## START

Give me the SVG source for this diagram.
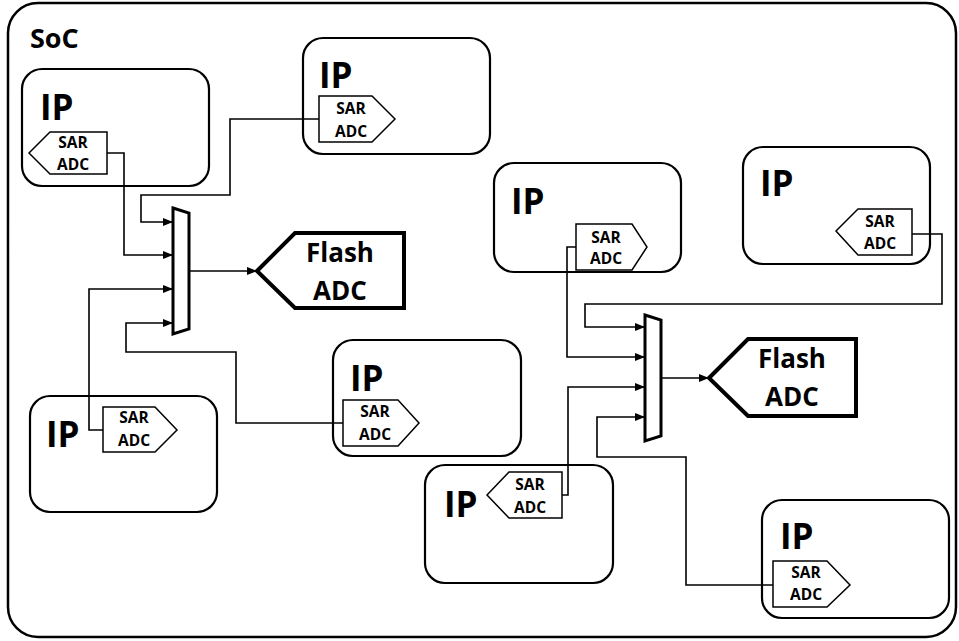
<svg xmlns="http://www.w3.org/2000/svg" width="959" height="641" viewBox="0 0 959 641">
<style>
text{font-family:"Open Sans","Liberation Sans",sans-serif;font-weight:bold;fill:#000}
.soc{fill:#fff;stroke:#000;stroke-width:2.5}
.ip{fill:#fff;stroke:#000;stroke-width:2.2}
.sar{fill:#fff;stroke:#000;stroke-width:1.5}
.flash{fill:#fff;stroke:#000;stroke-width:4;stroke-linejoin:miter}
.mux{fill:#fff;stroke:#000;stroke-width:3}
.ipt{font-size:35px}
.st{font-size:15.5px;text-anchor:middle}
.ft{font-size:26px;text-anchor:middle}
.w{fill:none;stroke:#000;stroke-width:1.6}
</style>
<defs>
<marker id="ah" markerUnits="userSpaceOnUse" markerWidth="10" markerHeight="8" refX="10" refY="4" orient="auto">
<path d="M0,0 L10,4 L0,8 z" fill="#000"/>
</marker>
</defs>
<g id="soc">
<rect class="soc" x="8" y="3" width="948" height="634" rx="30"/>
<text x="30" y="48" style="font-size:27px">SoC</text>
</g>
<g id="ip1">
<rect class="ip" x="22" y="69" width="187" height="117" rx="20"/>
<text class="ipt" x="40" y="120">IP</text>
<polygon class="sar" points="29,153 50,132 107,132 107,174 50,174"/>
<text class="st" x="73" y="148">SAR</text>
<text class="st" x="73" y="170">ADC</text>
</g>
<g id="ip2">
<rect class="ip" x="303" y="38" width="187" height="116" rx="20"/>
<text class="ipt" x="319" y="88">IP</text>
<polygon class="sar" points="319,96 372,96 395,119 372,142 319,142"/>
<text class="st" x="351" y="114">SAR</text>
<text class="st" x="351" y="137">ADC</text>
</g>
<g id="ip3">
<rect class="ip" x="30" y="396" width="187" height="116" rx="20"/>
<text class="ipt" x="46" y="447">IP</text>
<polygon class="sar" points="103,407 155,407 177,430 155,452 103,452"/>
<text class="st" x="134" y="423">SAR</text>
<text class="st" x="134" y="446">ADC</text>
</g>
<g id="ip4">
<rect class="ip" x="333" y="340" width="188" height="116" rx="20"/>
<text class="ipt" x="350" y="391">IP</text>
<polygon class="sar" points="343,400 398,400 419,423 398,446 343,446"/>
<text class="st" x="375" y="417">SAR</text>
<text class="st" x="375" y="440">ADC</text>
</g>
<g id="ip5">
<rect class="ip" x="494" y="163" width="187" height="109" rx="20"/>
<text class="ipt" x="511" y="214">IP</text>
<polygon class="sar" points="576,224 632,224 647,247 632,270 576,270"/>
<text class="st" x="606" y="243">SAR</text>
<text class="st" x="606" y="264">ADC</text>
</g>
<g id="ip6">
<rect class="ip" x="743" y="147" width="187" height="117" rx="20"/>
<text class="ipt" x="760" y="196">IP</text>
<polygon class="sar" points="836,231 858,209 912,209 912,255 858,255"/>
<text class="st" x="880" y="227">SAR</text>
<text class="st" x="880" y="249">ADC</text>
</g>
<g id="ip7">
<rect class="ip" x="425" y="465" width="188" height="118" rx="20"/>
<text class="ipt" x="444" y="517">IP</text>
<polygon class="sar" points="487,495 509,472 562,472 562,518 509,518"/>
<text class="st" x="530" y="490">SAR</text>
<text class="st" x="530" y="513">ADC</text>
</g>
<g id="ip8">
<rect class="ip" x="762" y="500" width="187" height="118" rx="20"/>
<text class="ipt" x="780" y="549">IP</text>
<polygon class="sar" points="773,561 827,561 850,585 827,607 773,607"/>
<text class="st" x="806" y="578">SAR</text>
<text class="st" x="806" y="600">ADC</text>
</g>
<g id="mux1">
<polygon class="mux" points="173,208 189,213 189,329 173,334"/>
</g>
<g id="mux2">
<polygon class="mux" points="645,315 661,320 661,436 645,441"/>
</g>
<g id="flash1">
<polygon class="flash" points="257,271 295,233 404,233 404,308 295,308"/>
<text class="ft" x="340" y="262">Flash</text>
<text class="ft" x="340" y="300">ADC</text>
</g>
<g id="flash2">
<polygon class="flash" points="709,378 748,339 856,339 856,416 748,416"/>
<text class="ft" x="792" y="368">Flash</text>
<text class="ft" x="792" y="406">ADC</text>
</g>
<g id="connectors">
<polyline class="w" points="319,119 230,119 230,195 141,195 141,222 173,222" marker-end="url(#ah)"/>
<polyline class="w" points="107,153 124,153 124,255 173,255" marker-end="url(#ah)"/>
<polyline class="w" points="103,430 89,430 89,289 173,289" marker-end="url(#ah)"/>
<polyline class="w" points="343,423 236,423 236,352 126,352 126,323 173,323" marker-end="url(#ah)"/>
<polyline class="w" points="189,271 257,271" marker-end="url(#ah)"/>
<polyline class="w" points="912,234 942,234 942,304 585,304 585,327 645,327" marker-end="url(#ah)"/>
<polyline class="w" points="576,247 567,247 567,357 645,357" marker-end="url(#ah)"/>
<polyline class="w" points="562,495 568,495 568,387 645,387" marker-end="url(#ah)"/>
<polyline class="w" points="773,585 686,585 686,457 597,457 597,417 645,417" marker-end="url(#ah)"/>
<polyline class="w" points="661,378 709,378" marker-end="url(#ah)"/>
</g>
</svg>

## END

Your objective:
Copy the material shown above in full and exactly. Skip the pictures.

Full answer:
Give me the SVG source for this diagram.
<svg xmlns="http://www.w3.org/2000/svg" width="959" height="641" viewBox="0 0 959 641">
<style>
text{font-family:"Open Sans","Liberation Sans",sans-serif;font-weight:bold;fill:#000}
.soc{fill:#fff;stroke:#000;stroke-width:2.5}
.ip{fill:#fff;stroke:#000;stroke-width:2.2}
.sar{fill:#fff;stroke:#000;stroke-width:1.5}
.flash{fill:#fff;stroke:#000;stroke-width:4;stroke-linejoin:miter}
.mux{fill:#fff;stroke:#000;stroke-width:3}
.ipt{font-size:35px}
.st{font-size:15.5px;text-anchor:middle}
.ft{font-size:26px;text-anchor:middle}
.w{fill:none;stroke:#000;stroke-width:1.6}
</style>
<defs>
<marker id="ah" markerUnits="userSpaceOnUse" markerWidth="10" markerHeight="8" refX="10" refY="4" orient="auto">
<path d="M0,0 L10,4 L0,8 z" fill="#000"/>
</marker>
</defs>
<g id="soc">
<rect class="soc" x="8" y="3" width="948" height="634" rx="30"/>
<text x="30" y="48" style="font-size:27px">SoC</text>
</g>
<g id="ip1">
<rect class="ip" x="22" y="69" width="187" height="117" rx="20"/>
<text class="ipt" x="40" y="120">IP</text>
<polygon class="sar" points="29,153 50,132 107,132 107,174 50,174"/>
<text class="st" x="73" y="148">SAR</text>
<text class="st" x="73" y="170">ADC</text>
</g>
<g id="ip2">
<rect class="ip" x="303" y="38" width="187" height="116" rx="20"/>
<text class="ipt" x="319" y="88">IP</text>
<polygon class="sar" points="319,96 372,96 395,119 372,142 319,142"/>
<text class="st" x="351" y="114">SAR</text>
<text class="st" x="351" y="137">ADC</text>
</g>
<g id="ip3">
<rect class="ip" x="30" y="396" width="187" height="116" rx="20"/>
<text class="ipt" x="46" y="447">IP</text>
<polygon class="sar" points="103,407 155,407 177,430 155,452 103,452"/>
<text class="st" x="134" y="423">SAR</text>
<text class="st" x="134" y="446">ADC</text>
</g>
<g id="ip4">
<rect class="ip" x="333" y="340" width="188" height="116" rx="20"/>
<text class="ipt" x="350" y="391">IP</text>
<polygon class="sar" points="343,400 398,400 419,423 398,446 343,446"/>
<text class="st" x="375" y="417">SAR</text>
<text class="st" x="375" y="440">ADC</text>
</g>
<g id="ip5">
<rect class="ip" x="494" y="163" width="187" height="109" rx="20"/>
<text class="ipt" x="511" y="214">IP</text>
<polygon class="sar" points="576,224 632,224 647,247 632,270 576,270"/>
<text class="st" x="606" y="243">SAR</text>
<text class="st" x="606" y="264">ADC</text>
</g>
<g id="ip6">
<rect class="ip" x="743" y="147" width="187" height="117" rx="20"/>
<text class="ipt" x="760" y="196">IP</text>
<polygon class="sar" points="836,231 858,209 912,209 912,255 858,255"/>
<text class="st" x="880" y="227">SAR</text>
<text class="st" x="880" y="249">ADC</text>
</g>
<g id="ip7">
<rect class="ip" x="425" y="465" width="188" height="118" rx="20"/>
<text class="ipt" x="444" y="517">IP</text>
<polygon class="sar" points="487,495 509,472 562,472 562,518 509,518"/>
<text class="st" x="530" y="490">SAR</text>
<text class="st" x="530" y="513">ADC</text>
</g>
<g id="ip8">
<rect class="ip" x="762" y="500" width="187" height="118" rx="20"/>
<text class="ipt" x="780" y="549">IP</text>
<polygon class="sar" points="773,561 827,561 850,585 827,607 773,607"/>
<text class="st" x="806" y="578">SAR</text>
<text class="st" x="806" y="600">ADC</text>
</g>
<g id="mux1">
<polygon class="mux" points="173,208 189,213 189,329 173,334"/>
</g>
<g id="mux2">
<polygon class="mux" points="645,315 661,320 661,436 645,441"/>
</g>
<g id="flash1">
<polygon class="flash" points="257,271 295,233 404,233 404,308 295,308"/>
<text class="ft" x="340" y="262">Flash</text>
<text class="ft" x="340" y="300">ADC</text>
</g>
<g id="flash2">
<polygon class="flash" points="709,378 748,339 856,339 856,416 748,416"/>
<text class="ft" x="792" y="368">Flash</text>
<text class="ft" x="792" y="406">ADC</text>
</g>
<g id="connectors">
<polyline class="w" points="319,119 230,119 230,195 141,195 141,222 173,222" marker-end="url(#ah)"/>
<polyline class="w" points="107,153 124,153 124,255 173,255" marker-end="url(#ah)"/>
<polyline class="w" points="103,430 89,430 89,289 173,289" marker-end="url(#ah)"/>
<polyline class="w" points="343,423 236,423 236,352 126,352 126,323 173,323" marker-end="url(#ah)"/>
<polyline class="w" points="189,271 257,271" marker-end="url(#ah)"/>
<polyline class="w" points="912,234 942,234 942,304 585,304 585,327 645,327" marker-end="url(#ah)"/>
<polyline class="w" points="576,247 567,247 567,357 645,357" marker-end="url(#ah)"/>
<polyline class="w" points="562,495 568,495 568,387 645,387" marker-end="url(#ah)"/>
<polyline class="w" points="773,585 686,585 686,457 597,457 597,417 645,417" marker-end="url(#ah)"/>
<polyline class="w" points="661,378 709,378" marker-end="url(#ah)"/>
</g>
</svg>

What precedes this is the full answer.